What needs to be done -
Quote the entries below from the line with "Write a Python" through the line with "isc_right_ticks = [0.0, 0.5, 1.0]", both ends included, and only those lines.

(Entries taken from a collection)
_ _ _ _

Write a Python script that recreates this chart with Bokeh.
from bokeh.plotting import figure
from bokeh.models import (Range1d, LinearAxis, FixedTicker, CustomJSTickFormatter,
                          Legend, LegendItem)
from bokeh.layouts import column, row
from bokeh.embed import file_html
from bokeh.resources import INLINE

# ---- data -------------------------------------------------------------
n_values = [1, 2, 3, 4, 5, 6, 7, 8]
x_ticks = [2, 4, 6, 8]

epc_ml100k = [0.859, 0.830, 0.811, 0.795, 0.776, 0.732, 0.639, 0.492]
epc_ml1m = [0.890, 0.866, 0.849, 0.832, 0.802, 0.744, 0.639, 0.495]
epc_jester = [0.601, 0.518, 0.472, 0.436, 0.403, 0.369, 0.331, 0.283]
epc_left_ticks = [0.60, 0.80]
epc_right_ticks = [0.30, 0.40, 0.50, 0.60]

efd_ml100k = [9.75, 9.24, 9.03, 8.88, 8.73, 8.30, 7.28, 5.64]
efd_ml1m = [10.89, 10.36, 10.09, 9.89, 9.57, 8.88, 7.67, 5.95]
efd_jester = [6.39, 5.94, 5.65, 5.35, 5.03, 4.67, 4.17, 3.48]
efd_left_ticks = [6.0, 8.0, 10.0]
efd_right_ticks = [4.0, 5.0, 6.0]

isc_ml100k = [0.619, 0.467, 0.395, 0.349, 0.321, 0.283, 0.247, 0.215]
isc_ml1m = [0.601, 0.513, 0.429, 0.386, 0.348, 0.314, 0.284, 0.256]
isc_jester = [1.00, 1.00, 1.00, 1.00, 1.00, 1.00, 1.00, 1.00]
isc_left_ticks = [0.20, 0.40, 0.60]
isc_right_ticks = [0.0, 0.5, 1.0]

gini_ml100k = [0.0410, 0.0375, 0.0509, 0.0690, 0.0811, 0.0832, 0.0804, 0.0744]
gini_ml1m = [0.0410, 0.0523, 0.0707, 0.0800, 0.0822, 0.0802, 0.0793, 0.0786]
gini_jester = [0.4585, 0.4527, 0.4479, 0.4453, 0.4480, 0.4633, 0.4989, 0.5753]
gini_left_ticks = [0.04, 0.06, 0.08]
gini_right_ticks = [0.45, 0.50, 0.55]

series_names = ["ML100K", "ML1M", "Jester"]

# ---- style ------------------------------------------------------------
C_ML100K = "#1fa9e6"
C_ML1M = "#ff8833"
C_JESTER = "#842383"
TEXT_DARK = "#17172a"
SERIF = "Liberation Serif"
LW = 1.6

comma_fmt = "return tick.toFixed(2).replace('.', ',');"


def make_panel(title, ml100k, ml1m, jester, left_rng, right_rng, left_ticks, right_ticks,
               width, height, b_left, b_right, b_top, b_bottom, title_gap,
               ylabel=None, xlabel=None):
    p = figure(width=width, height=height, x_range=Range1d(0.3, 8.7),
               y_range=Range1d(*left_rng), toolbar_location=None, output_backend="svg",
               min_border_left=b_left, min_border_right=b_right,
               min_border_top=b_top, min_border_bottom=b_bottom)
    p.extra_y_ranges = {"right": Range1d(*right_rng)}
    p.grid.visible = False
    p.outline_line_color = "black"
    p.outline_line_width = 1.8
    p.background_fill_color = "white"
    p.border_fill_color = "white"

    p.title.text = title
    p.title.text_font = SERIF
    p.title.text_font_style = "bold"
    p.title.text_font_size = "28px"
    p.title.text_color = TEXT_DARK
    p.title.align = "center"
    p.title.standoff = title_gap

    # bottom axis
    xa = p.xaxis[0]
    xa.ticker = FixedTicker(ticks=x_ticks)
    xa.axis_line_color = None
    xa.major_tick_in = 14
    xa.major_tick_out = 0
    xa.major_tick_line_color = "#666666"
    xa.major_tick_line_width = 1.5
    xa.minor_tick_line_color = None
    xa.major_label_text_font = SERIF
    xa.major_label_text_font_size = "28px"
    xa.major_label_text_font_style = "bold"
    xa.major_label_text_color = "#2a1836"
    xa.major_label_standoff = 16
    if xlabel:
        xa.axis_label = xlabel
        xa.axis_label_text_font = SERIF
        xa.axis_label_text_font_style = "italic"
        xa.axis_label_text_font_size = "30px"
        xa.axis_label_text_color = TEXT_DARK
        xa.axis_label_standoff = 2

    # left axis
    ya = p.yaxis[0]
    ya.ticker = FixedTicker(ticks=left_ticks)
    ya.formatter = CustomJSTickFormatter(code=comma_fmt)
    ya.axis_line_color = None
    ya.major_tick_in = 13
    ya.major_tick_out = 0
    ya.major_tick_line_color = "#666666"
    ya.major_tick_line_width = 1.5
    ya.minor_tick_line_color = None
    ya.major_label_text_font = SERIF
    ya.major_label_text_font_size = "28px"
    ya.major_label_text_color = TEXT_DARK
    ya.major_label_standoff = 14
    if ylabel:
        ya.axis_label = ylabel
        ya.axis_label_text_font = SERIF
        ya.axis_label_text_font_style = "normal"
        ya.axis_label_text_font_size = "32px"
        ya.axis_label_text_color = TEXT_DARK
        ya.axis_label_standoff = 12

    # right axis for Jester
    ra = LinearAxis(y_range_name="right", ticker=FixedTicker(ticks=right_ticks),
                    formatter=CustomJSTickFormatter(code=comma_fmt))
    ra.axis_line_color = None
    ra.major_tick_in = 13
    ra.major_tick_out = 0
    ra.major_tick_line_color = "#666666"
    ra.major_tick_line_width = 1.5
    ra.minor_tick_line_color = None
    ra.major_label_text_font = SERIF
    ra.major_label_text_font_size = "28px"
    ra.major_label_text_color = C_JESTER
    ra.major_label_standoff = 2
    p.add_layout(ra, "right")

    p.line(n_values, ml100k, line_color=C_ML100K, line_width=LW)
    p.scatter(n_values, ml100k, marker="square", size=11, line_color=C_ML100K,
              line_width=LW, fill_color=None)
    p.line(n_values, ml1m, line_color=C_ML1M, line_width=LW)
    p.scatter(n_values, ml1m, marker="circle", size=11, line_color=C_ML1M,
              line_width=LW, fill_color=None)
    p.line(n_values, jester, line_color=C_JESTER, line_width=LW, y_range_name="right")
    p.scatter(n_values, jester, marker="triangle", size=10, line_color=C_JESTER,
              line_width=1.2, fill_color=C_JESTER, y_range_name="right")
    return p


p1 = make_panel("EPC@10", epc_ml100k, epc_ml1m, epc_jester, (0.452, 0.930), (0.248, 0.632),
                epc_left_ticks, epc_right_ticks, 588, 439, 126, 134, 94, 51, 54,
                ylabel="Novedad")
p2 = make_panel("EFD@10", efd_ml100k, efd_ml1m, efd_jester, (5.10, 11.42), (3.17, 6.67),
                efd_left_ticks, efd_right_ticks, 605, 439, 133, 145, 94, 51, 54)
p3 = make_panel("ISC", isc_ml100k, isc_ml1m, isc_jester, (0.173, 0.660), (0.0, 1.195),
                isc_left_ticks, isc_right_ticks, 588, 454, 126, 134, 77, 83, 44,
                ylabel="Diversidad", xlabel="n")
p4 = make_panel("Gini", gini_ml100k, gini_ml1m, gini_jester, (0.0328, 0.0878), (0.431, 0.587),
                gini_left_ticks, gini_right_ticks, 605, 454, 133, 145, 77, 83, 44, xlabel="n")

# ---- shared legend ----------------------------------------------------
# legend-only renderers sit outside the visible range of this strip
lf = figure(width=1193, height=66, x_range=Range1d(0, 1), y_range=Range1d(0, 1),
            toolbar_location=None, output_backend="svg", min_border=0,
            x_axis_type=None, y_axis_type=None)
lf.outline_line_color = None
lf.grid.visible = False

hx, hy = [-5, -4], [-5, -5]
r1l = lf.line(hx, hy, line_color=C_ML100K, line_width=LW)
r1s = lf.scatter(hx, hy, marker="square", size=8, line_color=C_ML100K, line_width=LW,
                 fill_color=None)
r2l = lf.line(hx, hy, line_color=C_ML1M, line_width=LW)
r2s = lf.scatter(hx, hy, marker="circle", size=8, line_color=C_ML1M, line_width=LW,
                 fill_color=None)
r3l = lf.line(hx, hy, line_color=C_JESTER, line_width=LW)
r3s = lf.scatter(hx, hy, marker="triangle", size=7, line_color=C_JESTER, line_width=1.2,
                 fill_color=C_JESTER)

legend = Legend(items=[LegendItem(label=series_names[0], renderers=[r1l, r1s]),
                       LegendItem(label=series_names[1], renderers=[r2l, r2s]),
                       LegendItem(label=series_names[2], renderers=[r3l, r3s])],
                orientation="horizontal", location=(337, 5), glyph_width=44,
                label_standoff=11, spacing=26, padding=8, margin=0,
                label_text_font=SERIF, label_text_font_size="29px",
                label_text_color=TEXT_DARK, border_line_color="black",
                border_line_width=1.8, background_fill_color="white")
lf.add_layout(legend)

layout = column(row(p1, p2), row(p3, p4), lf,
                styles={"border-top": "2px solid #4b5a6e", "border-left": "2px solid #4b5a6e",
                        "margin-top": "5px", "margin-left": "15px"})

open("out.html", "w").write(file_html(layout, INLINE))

_ _ _ _

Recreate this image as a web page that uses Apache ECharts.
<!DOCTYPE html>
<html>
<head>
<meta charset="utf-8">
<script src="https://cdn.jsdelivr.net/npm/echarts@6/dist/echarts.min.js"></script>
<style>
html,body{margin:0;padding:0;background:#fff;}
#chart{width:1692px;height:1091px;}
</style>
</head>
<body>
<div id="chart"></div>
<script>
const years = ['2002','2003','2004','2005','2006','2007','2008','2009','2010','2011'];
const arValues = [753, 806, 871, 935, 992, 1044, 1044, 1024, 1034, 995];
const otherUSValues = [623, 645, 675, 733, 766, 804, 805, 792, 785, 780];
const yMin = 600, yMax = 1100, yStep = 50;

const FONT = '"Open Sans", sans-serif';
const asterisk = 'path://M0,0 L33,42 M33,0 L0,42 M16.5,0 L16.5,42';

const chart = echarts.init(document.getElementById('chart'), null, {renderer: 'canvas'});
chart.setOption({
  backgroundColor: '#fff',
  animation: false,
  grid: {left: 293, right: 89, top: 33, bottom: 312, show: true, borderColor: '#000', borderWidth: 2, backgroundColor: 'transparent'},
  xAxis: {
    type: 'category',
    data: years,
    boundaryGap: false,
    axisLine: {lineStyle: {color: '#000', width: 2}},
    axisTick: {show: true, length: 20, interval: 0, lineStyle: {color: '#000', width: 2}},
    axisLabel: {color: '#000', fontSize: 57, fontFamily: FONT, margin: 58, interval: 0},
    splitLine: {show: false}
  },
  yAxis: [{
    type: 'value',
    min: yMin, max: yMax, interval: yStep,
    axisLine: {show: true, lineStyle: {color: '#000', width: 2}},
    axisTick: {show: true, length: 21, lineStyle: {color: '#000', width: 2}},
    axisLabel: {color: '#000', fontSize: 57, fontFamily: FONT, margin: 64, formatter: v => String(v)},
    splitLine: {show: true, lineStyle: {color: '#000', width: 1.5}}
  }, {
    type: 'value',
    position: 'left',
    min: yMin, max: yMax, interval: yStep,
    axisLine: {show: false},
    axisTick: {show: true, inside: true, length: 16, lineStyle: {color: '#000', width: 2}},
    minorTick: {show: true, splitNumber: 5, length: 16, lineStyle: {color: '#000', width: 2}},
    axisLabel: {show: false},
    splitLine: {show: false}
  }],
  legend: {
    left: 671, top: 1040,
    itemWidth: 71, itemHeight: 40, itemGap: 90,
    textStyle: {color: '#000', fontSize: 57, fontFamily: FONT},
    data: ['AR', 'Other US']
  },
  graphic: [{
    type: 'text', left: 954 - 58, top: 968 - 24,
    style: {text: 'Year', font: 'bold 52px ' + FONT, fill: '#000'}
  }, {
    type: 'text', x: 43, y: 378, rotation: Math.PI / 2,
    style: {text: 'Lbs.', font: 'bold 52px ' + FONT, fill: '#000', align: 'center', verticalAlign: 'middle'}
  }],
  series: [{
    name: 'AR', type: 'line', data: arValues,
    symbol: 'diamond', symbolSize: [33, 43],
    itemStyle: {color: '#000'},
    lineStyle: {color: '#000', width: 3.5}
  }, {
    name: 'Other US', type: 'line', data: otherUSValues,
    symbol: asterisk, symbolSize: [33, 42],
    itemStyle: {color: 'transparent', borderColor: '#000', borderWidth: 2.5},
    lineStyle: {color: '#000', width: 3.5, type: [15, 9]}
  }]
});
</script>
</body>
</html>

_ _ _ _

The result -
Write a Python script that recreates this chart with Bokeh.
from bokeh.plotting import figure
from bokeh.models import (Range1d, LinearAxis, FixedTicker, CustomJSTickFormatter,
                          Legend, LegendItem)
from bokeh.layouts import column, row
from bokeh.embed import file_html
from bokeh.resources import INLINE

# ---- data -------------------------------------------------------------
n_values = [1, 2, 3, 4, 5, 6, 7, 8]
x_ticks = [2, 4, 6, 8]

epc_ml100k = [0.859, 0.830, 0.811, 0.795, 0.776, 0.732, 0.639, 0.492]
epc_ml1m = [0.890, 0.866, 0.849, 0.832, 0.802, 0.744, 0.639, 0.495]
epc_jester = [0.601, 0.518, 0.472, 0.436, 0.403, 0.369, 0.331, 0.283]
epc_left_ticks = [0.60, 0.80]
epc_right_ticks = [0.30, 0.40, 0.50, 0.60]

efd_ml100k = [9.75, 9.24, 9.03, 8.88, 8.73, 8.30, 7.28, 5.64]
efd_ml1m = [10.89, 10.36, 10.09, 9.89, 9.57, 8.88, 7.67, 5.95]
efd_jester = [6.39, 5.94, 5.65, 5.35, 5.03, 4.67, 4.17, 3.48]
efd_left_ticks = [6.0, 8.0, 10.0]
efd_right_ticks = [4.0, 5.0, 6.0]

isc_ml100k = [0.619, 0.467, 0.395, 0.349, 0.321, 0.283, 0.247, 0.215]
isc_ml1m = [0.601, 0.513, 0.429, 0.386, 0.348, 0.314, 0.284, 0.256]
isc_jester = [1.00, 1.00, 1.00, 1.00, 1.00, 1.00, 1.00, 1.00]
isc_left_ticks = [0.20, 0.40, 0.60]
isc_right_ticks = [0.0, 0.5, 1.0]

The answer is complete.